Plays: 20

“Life in a Northern Town” by The Dream Academy

(Words/Music: Nick Laird-Clowes and Gilbert Gabriel, Album: The Dream Academy, Warner Bros. 1985)

The Dream Academy, a trio from England who deem themselves “children of the 60s” who are attempting to re-create that spirit with 80s technology, composed this hauntingly catchy song as a tribute to British folk singer Nick Drake. Drake, whose career was cut short by an overdose of antidepressants when he was 26, was best known for his sparse composition (often only a single guitar) and melancholy vocals and lyrics. The Dream Academy’s tribute to him is a song about the arrival of someone famous set in three sections – the anticipation, the arrival, and the departure. The world around this event is simple and nostalgic, like a Norman Rockwell painting of America in the 50s.

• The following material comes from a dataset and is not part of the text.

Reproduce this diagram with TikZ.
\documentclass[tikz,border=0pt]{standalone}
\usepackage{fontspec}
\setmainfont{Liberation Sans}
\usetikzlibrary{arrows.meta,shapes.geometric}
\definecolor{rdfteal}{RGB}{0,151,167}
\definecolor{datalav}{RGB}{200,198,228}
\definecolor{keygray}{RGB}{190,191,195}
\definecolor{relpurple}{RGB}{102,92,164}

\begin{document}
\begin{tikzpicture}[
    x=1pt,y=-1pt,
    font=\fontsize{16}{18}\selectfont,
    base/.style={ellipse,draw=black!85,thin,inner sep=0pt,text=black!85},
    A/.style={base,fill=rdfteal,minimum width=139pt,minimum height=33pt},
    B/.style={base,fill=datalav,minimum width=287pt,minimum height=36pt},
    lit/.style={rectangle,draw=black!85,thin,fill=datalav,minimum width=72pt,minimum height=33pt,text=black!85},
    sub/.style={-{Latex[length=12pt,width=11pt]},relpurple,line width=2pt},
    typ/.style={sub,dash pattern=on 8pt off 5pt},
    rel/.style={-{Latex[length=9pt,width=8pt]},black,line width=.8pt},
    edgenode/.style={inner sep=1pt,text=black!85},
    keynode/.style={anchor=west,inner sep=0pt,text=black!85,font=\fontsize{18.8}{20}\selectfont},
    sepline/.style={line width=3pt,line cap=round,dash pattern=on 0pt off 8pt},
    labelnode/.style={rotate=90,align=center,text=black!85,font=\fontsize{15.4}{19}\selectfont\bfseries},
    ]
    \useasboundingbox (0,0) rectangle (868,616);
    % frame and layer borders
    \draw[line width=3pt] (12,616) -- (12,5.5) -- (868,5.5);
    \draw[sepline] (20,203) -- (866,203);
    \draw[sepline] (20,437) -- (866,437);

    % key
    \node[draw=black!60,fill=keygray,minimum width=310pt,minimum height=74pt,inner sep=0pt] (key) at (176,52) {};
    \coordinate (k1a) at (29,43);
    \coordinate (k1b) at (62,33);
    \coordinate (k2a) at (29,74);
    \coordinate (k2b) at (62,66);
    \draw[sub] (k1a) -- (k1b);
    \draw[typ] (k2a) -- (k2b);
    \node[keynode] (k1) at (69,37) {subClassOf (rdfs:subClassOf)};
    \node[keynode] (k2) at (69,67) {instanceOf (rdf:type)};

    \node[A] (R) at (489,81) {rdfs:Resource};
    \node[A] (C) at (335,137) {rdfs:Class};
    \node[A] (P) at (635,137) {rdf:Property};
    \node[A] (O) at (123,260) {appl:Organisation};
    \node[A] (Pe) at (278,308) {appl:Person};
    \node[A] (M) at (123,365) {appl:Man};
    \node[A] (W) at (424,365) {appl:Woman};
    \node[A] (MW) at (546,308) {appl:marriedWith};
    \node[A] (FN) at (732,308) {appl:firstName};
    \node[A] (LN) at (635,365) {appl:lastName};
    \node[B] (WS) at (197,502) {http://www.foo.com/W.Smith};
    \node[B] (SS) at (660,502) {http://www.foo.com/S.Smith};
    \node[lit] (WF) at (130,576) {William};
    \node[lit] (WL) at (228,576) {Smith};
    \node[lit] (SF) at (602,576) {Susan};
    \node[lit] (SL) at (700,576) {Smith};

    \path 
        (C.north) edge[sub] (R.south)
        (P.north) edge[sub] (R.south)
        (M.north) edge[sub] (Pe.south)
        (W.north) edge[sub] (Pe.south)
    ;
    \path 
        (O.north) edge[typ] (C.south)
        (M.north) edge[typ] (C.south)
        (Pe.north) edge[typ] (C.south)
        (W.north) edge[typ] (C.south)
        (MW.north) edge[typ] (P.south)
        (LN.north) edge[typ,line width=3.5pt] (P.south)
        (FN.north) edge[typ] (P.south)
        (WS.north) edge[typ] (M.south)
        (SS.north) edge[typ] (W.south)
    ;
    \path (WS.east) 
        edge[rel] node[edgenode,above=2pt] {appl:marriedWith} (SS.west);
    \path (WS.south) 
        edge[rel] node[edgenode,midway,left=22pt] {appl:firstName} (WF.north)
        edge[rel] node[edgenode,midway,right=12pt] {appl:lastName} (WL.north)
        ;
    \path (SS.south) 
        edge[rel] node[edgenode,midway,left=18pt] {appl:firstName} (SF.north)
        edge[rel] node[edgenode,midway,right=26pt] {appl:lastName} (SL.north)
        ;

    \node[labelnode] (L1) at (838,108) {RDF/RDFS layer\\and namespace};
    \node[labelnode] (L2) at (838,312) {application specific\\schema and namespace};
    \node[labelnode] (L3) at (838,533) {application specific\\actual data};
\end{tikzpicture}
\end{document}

We see the “Salvation Army band play”, “the children drink[ing] lemonade”, and the train station. We also hear of such media stars as Frank Sinatra, The Beatles, and John F. Kennedy. It can easily be assumed that that person who arrives is Nick Drake himself, appearing briefly to smoke a cigarette, reminisce about 1963, and probably play a song or two (although the song never mentions it, it does say that “everyone else came down to listen”). The mention of the Beatles, over the sampling of screaming fans, invokes the hysteria of Bealtlemania and this song tells of a quieter, more subdued version befitting Drake’s quiet and subdued songs and a small Northern Town. With their only memorable hit, The Dream Academy manages to perfectly parallel “Life in a Northern Town” with the musical stylings of Nick Drake.